Capítulo 10 – Regressar à “escola” aos 43 anos
Autores: Rita Relego e Sofia Malheiro da Silva
Palavras-chave: centro de estudos, currículo funcional, formação de adultos, Perturbação cognitiva
Citação: Relego, R. & Malheiro, S. (2023). Regressar à “escola” aos 43 anos. In M. Francisco, C. Tomás & S. Malheiro (Orgs.). 12 histórias educacionais: Ser diferente na diversidade. Práticas pedagógicas em contextos pouco visíveis. [Online]. LEAD, Universidade Aberta.
Estávamos no mês de outubro de 2017 e bateram-me à porta do Centro de Estudos. Desde 2010 que o mesmo funcionava com meninos ditos “normais”. Nunca me tinham procurado para dar respostas a alunos com deficiência ou com necessidades educativas especiais como na época ainda se chamavam. Naquele dia, esta situação podia mudar. A Rita perguntou-me o que se podia aprender ali. Depois de dadas todas as informações, garantiu-me que iria falar com a mãe porque queria muito aprender “coisas da escola” especialmente “Português, Inglês e outras coisas”.
Não foi preciso uma semana para reunir com a mãe e procurar que o centro de estudos desse resposta às motivações e necessidades demonstradas pela Rita e pela família.
Nascida em junho de 1974, numa família com pais e 3 irmãos também eles já adultos e a viver cada um em suas casas, a Rita habitava com o pai e com a mãe e as suas rotinas passavam pela frequência do CRID. Neste local, quer a mãe, quer a Rita sentiam que “puxavam” pouco por ela. Era importante aprender a manusear o dinheiro, a ver as horas, a escrever, a motivar-se para a leitura, a conviver com crianças e jovens ditos “normais”, a fazer amigos, a conquistar alguma autonomia e a aprender conteúdos disciplinares de interesse funcional para a sua vida.
Assim, num agendamento trissemanal, a Rita começou a frequentar o centro de estudos com sessões de 1h cada. Entre sessões de apoio individualizado, as sessões em que trabalhava com regime de par pedagógico com outros alunos do centro de estudos, do 3.º ao 9.º ano de escolaridade, as experiências iam sendo diversificadas, assumindo-se o cumprimento de um programa pedagógico de natureza funcional, que era implementado no centro de estudos, mas que tinha continuidade em casa, dada a motivação que a Rita sentia “pelas coisas da escola”.
Trabalhando com manuais escolares, com ficheiros autocorretivos, com materiais manipulativos, com jogos didáticos, com o computador, com o mural de parede, etc. vários foram os contextos e os pretextos associados a diferentes cenários motivacionais para desenvolver as competências funcionais da Rita.
Foi muito gratificante todo este processo.
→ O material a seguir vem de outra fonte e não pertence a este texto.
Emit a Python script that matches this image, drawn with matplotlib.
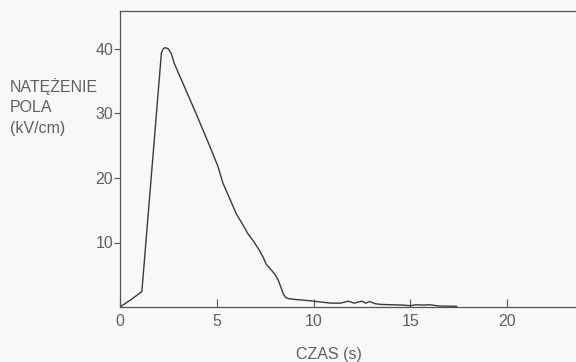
import matplotlib
matplotlib.use("Agg")
import matplotlib.pyplot as plt

# data
time_s = [0.0, 0.6, 1.13, 2.14, 2.25, 2.37, 2.5, 2.65, 2.8, 3.93, 4.63,
          5.06, 5.32, 5.7, 6.0, 6.3, 6.6, 6.9, 7.2, 7.4, 7.56, 7.8, 8.0, 8.17, 8.3, 8.43,
          8.55, 8.7, 9.1, 9.55, 9.7, 10.3, 10.9, 11.4, 11.8, 12.1, 12.5, 12.7, 12.9, 13.2,
          13.5, 14.0, 14.6, 15.0, 15.3, 15.7, 16.0, 16.5, 17.4]
field_kv = [0.0, 1.2, 2.4, 39.4, 40.1, 40.2, 40.0, 39.3, 37.8, 30.0, 25.0,
            21.8, 19.2, 16.6, 14.5, 13.0, 11.4, 10.2, 8.8, 7.7, 6.6, 5.8, 5.1, 4.2, 3.2, 2.1,
            1.5, 1.3, 1.15, 1.05, 1.0, 0.8, 0.6, 0.6, 0.9, 0.6, 0.9, 0.6, 0.85, 0.5,
            0.4, 0.35, 0.3, 0.2, 0.35, 0.3, 0.35, 0.15, 0.1]
x_ticks = [0, 5, 10, 15, 20]
y_ticks = [10, 20, 30, 40]
y_label_lines = ["NATĘŻENIE", "POLA", "(kV/cm)"]
x_label = "CZAS (s)"

plt.rcParams['font.family'] = ['Liberation Sans', 'DejaVu Sans']
bg = '#f8f8f6'
txt = '#606060'
fig = plt.figure(figsize=(5.76, 3.62), dpi=100, facecolor=bg)
ax = fig.add_axes([120/576, 55/362, 475/576, 296/362])
ax.set_facecolor(bg)
ax.plot(time_s, field_kv, color='#3a3a3a', lw=1.0)
ax.set_xlim(0, 475/19.35)
ax.set_ylim(0, 296/6.45)
ax.set_xticks(x_ticks)
ax.set_yticks(y_ticks)
for s in ['left', 'bottom', 'top']:
    ax.spines[s].set_color('#555555')
    ax.spines[s].set_linewidth(0.9)
ax.spines['right'].set_visible(False)
ax.tick_params(axis='x', direction='in', length=6, width=0.8, colors='#555555',
               labelcolor=txt, labelsize=11.5, pad=5)
ax.tick_params(axis='y', direction='out', length=4, width=0.8, colors='#555555',
               labelcolor=txt, labelsize=11.5, pad=1)
# x label and multi-line y label as text
fig.text(329/576, 1 - 355/362, x_label, ha='center', va='center', color=txt, fontsize=11.5)
for i, line in enumerate(y_label_lines):
    fig.text(10/576, 1 - (87 + 20.5*i)/362, line, ha='left', va='center', color=txt, fontsize=11.5)
fig.savefig('out.png', dpi=100, facecolor=bg)
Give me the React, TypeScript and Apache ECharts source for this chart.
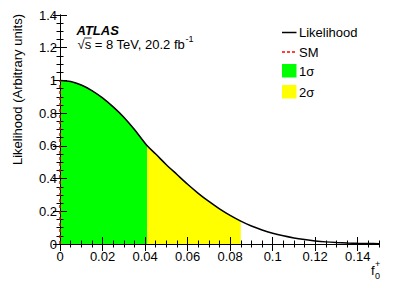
import React, { useEffect, useRef } from "react";
import * as echarts from "echarts";

const xValues = [
  0, 0.005, 0.01, 0.015, 0.02, 0.025, 0.03, 0.035, 0.041, 0.045, 0.05, 0.055,
  0.06, 0.065, 0.07, 0.075, 0.08, 0.085, 0.09, 0.095, 0.1, 0.105, 0.11, 0.115,
  0.12, 0.125, 0.13, 0.135, 0.14, 0.145, 0.15,
];
const likelihood = [
  1.0, 0.993, 0.972, 0.938, 0.893, 0.838, 0.775, 0.7, 0.6, 0.55, 0.485, 0.425,
  0.365, 0.31, 0.26, 0.215, 0.175, 0.14, 0.11, 0.086, 0.066, 0.05, 0.037, 0.027,
  0.019, 0.013, 0.009, 0.006, 0.004, 0.003, 0.002,
];
const oneSigmaMax = 0.041;
const twoSigmaMax = 0.085;
const smX = [0, 0];
const smY = [0, 1];
const xMajorTicks = [0, 0.02, 0.04, 0.06, 0.08, 0.1, 0.12, 0.14];
const yMajorTicks = [0, 0.2, 0.4, 0.6, 0.8, 1, 1.2, 1.4];
const legendLabels = ["Likelihood", "SM", "1σ", "2σ"];

const FONT = "Liberation Sans, Arial, Helvetica, sans-serif";

function minorList(max: number, step: number, major: number) {
  const out: number[] = [];
  for (let i = 0; i * step <= max + 1e-9; i++) {
    const v = +(i * step).toFixed(4);
    if (Math.abs(v / major - Math.round(v / major)) > 1e-6) out.push(v);
  }
  return out;
}

export default function App() {
  const ref = useRef<HTMLDivElement>(null);
  useEffect(() => {
    if (!ref.current) return;
    document.body.style.margin = "0";
    const chart = echarts.init(ref.current, null, { renderer: "svg" });
    const pts = xValues.map((x, i) => [x, likelihood[i]]);
    const green = pts.filter((p) => p[0] <= oneSigmaMax + 1e-9);
    const yellow = pts.filter((p) => p[0] >= oneSigmaMax - 1e-9 && p[0] <= twoSigmaMax + 1e-9);
    const xMinor = minorList(0.15, 0.005, 0.02);
    const yMinor = minorList(1.4, 0.05, 0.2);

    const canvas = document.createElement("canvas");
    const ctx = canvas.getContext("2d")!;
    ctx.font = "13px " + FONT;
    const mainText = "√s = 8 TeV, 20.2 fb";
    const mainW = ctx.measureText(mainText).width;
    const sqrtW = ctx.measureText("√").width;
    const sW = ctx.measureText("s").width;
    const fW = ctx.measureText("f").width;
    const textX = 77.5;

    const axisLine = { show: true, lineStyle: { color: "#000", width: 1 } };
    const baseX = { type: "value", min: 0, max: 0.15, gridIndex: 0, z: 10 };
    const baseY = { type: "value", min: 0, max: 1.4, gridIndex: 0, z: 10 };

    chart.setOption({
      animation: false,
      grid: { left: 60, right: 20, top: 15, bottom: 44 },
      xAxis: [
        {
          ...baseX,
          position: "bottom",
          interval: 0.02,
          axisLine,
          splitLine: { show: false },
          axisTick: { show: true, inside: true, length: 7, lineStyle: { color: "#000" }, customValues: xMajorTicks },
          axisLabel: {
            show: true,
            margin: 6,
            color: "#000",
            fontSize: 13,
            fontFamily: FONT,
            customValues: xMajorTicks,
            formatter: (v: number) => String(+v.toFixed(2)),
          },
        },
        {
          ...baseX,
          position: "bottom",
          axisLine: { show: false },
          splitLine: { show: false },
          axisLabel: { show: false },
          axisTick: { show: true, inside: true, length: 3.5, lineStyle: { color: "#000" }, customValues: xMinor },
        },
        {
          ...baseX,
          position: "top",
          axisLine,
          splitLine: { show: false },
          axisLabel: { show: false },
          axisTick: { show: true, inside: true, length: 7, lineStyle: { color: "#000" }, customValues: xMajorTicks },
        },
        {
          ...baseX,
          position: "top",
          axisLine: { show: false },
          splitLine: { show: false },
          axisLabel: { show: false },
          axisTick: { show: true, inside: true, length: 3.5, lineStyle: { color: "#000" }, customValues: xMinor },
        },
      ],
      yAxis: [
        {
          ...baseY,
          position: "left",
          interval: 0.2,
          axisLine,
          splitLine: { show: false },
          axisTick: { show: true, inside: true, length: 7, lineStyle: { color: "#000" }, customValues: yMajorTicks },
          axisLabel: {
            show: true,
            margin: 3,
            color: "#000",
            fontSize: 13,
            fontFamily: FONT,
            customValues: yMajorTicks,
            formatter: (v: number) => String(+v.toFixed(1)),
          },
        },
        {
          ...baseY,
          position: "left",
          axisLine: { show: false },
          splitLine: { show: false },
          axisLabel: { show: false },
          axisTick: { show: true, inside: true, length: 3.5, lineStyle: { color: "#000" }, customValues: yMinor },
        },
        {
          ...baseY,
          position: "right",
          axisLine,
          splitLine: { show: false },
          axisLabel: { show: false },
          axisTick: { show: true, inside: true, length: 7, lineStyle: { color: "#000" }, customValues: yMajorTicks },
        },
        {
          ...baseY,
          position: "right",
          axisLine: { show: false },
          splitLine: { show: false },
          axisLabel: { show: false },
          axisTick: { show: true, inside: true, length: 3.5, lineStyle: { color: "#000" }, customValues: yMinor },
        },
      ],
      series: [
        {
          name: "1σ",
          type: "line",
          data: green,
          symbol: "none",
          lineStyle: { width: 0 },
          areaStyle: { color: "#00ff00", opacity: 1 },
          z: 2,
        },
        {
          name: "2σ",
          type: "line",
          data: yellow,
          symbol: "none",
          lineStyle: { width: 0 },
          areaStyle: { color: "#ffff00", opacity: 1 },
          z: 2,
        },
        {
          name: "Likelihood",
          type: "line",
          data: pts,
          symbol: "none",
          smooth: 0.3,
          lineStyle: { color: "#000", width: 1.5 },
          z: 3,
        },
        {
          name: "SM",
          type: "line",
          data: smX.map((x, i) => [x, smY[i]]),
          symbol: "none",
          clip: false,
          lineStyle: { color: "#ff0000", width: 1.5, type: [3, 3] },
          z: 11,
        },
      ],
      graphic: [
        {
          type: "text",
          x: 17,
          y: 14,
          rotation: Math.PI / 2,
          style: {
            text: "Likelihood (Arbitrary units)",
            font: "13px " + FONT,
            fill: "#000",
            align: "right",
            verticalAlign: "middle",
          },
        },
        {
          type: "text",
          x: textX - 1,
          y: 30.5,
          style: {
            text: "ATLAS",
            font: "italic bold 13px " + FONT,
            fill: "#000",
            align: "left",
            verticalAlign: "middle",
          },
        },
        {
          type: "text",
          x: textX,
          y: 44.5,
          style: { text: mainText, font: "13px " + FONT, fill: "#000", align: "left", verticalAlign: "middle" },
        },
        {
          type: "line",
          shape: { x1: textX + sqrtW - 0.5, y1: 38, x2: textX + sqrtW + sW + 0.5, y2: 38 },
          style: { stroke: "#000", lineWidth: 0.8 },
        },
        {
          type: "text",
          x: textX + mainW + 0.5,
          y: 39,
          style: { text: "-1", font: "9px " + FONT, fill: "#000", align: "left", verticalAlign: "middle" },
        },
        {
          type: "line",
          shape: { x1: 282, y1: 32.5, x2: 296.5, y2: 32.5 },
          style: { stroke: "#000", lineWidth: 1.5 },
        },
        {
          type: "text",
          x: 299,
          y: 32,
          style: { text: legendLabels[0], font: "13px " + FONT, fill: "#000", align: "left", verticalAlign: "middle" },
        },
        {
          type: "line",
          shape: { x1: 282, y1: 52, x2: 296.5, y2: 52 },
          style: { stroke: "#ff0000", lineWidth: 1.5, lineDash: [3, 2] },
        },
        {
          type: "text",
          x: 299,
          y: 52,
          style: { text: legendLabels[1], font: "13px " + FONT, fill: "#000", align: "left", verticalAlign: "middle" },
        },
        {
          type: "rect",
          shape: { x: 282, y: 64, width: 14.5, height: 13.5 },
          style: { fill: "#00ff00" },
        },
        {
          type: "text",
          x: 299,
          y: 71,
          style: { text: legendLabels[2], font: "13px " + FONT, fill: "#000", align: "left", verticalAlign: "middle" },
        },
        {
          type: "rect",
          shape: { x: 282, y: 85, width: 14.5, height: 13.5 },
          style: { fill: "#ffff00" },
        },
        {
          type: "text",
          x: 299,
          y: 92,
          style: { text: legendLabels[3], font: "13px " + FONT, fill: "#000", align: "left", verticalAlign: "middle" },
        },
        {
          type: "text",
          x: 371,
          y: 270,
          style: { text: "f", font: "13px " + FONT, fill: "#000", align: "left", verticalAlign: "middle" },
        },
        {
          type: "text",
          x: 371 + fW + 0.5,
          y: 263.5,
          style: { text: "+", font: "9px " + FONT, fill: "#000", align: "left", verticalAlign: "middle" },
        },
        {
          type: "text",
          x: 371 + fW + 0.5,
          y: 276,
          style: { text: "0", font: "9px " + FONT, fill: "#000", align: "left", verticalAlign: "middle" },
        },
      ],
    });
    return () => chart.dispose();
  }, []);
  return <div ref={ref} style={{ width: 399, height: 288 }} />;
}
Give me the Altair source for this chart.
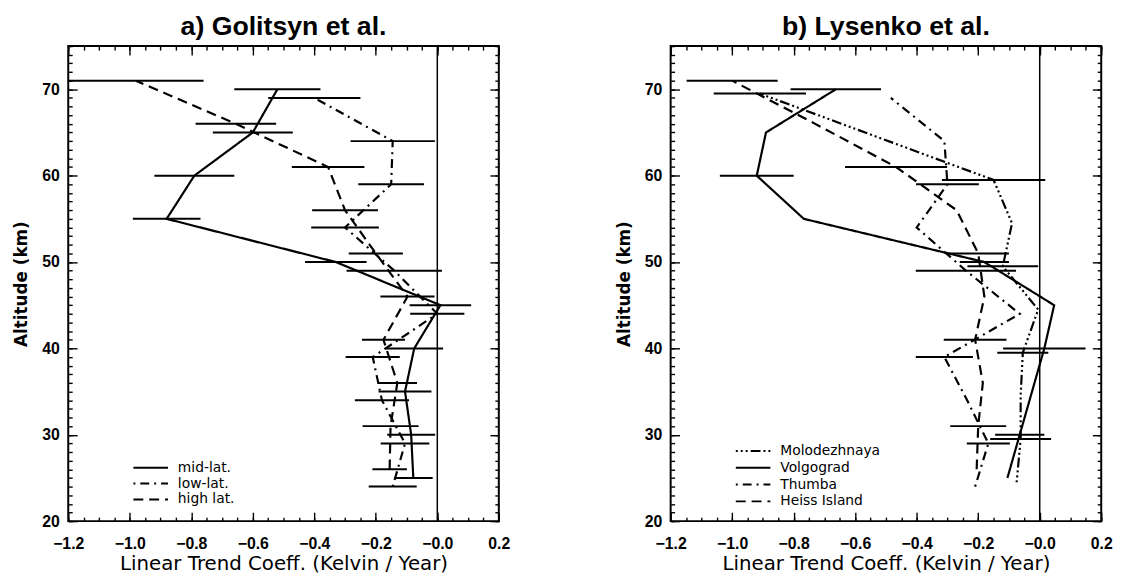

A Rita frequentou o centro de estudos até ao encerramento do mesmo, por motivos da pandemia COVID-19. No final deste percurso conseguimos que a Rita melhorasse de forma considerável as suas competências:
- de leitura, interpretação e compreensão escrita
- de escrita funcional;
- de leitura e interpretação das horas;
- no manuseamento do dinheiro (euro);
- no seu cálculo mental;
- motivacionais para apelar à leitura e à pesquisa;
- em diferentes conteúdos curriculares do ensino básico com aplicabilidade no seu dia a dia;
- Sociais e afetivas (criação de novas amizades);
- Comunicacionais (conquistou a comunicação pelas redes sociais)
Sentiu-se, tal como a mesma disse: “mais livre, com mais amigos e mais capaz de aprender coisas novas e diferentes”.
Foi muito compensador para mim, enquanto técnica superior de educação, ter recebido a Rita no centro de estudos e promover ao longo de 3 anos letivos esta inclusão complementar às atividades que a Rita desenvolvia no CRID, num mix de tentativa, experiência, erro, quer no que às opções curriculares dizia respeito, quer no que se relacionava com atividades a propor, estratégias a implementar, pares pedagógicos a associar, etc.
Na verdade, nunca é tarde para “voltar à escola” e, com boa vontade a “escola pode voltar para nós” adaptando diferentes cenários e diferentes contextos aos propósitos que idealizamos.